A day after surrendering his army to Union General Ulysses S. Grant, Confederate General Robert E. Lee issued the following message to the soldiers of his beloved Army of Northern Virginia, which he had commanded since the spring of 1862, and at the head of which he had won battle after battle against superior Union forces. As he prepared to meet Grant to discuss the terms of surrender, Lee rejected the suggestion of a subordinate to disperse his men into guerrilla groups that would continue the war to achieve Southern independence. Lee deemed the social costs of such a course too high of a price to pay, and he sought instead reconciliation with his fellow Americans, though he never doubted the South’s cause to be a just one.

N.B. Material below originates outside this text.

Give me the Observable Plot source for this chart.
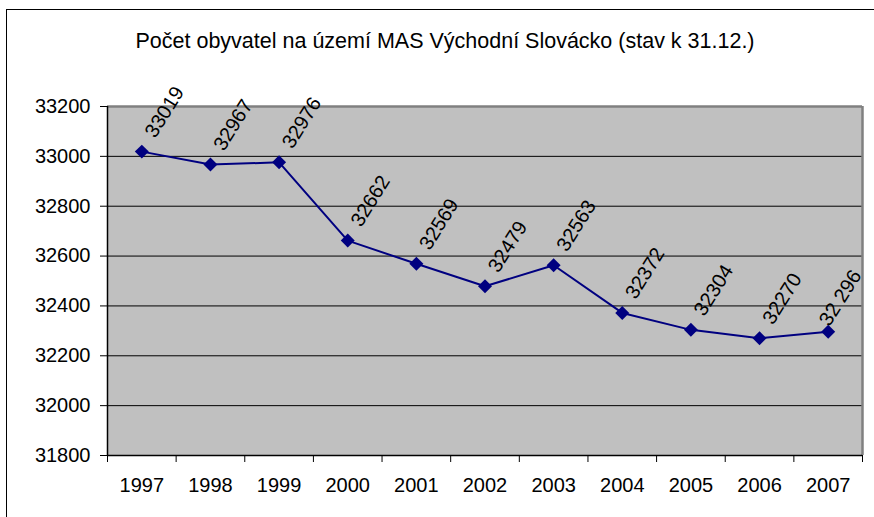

Headquarters, Army of Northern Virginia, April 10th, 1865
General Order No. 9
After four years of arduous service marked by unsurpassed courage and fortitude, the Army of Northern Virginia has been compelled to yield to overwhelming numbers and resources. I need not tell the survivors of so many hard fought battles, who have remained steadfast to the last, that I have consented to the result from no distrust of them. But feeling that valour and devotion could accomplish nothing that could compensate for the loss that must have attended the continuance of the contest, I have determined to avoid the useless sacrifice of those whose past services have endeared them to their countrymen. By the terms of the agreement, officers and men can return to their homes and remain until exchanged. You will take with you the satisfaction that proceeds from the consciousness of duty faithfully performed, and I earnestly pray that a merciful God will extend to you his blessing and protection. With an unceasing admiration of your constancy and devotion to your Country, and a grateful remembrance of your kind and generous consideration for myself, I bid you an affectionate farewell.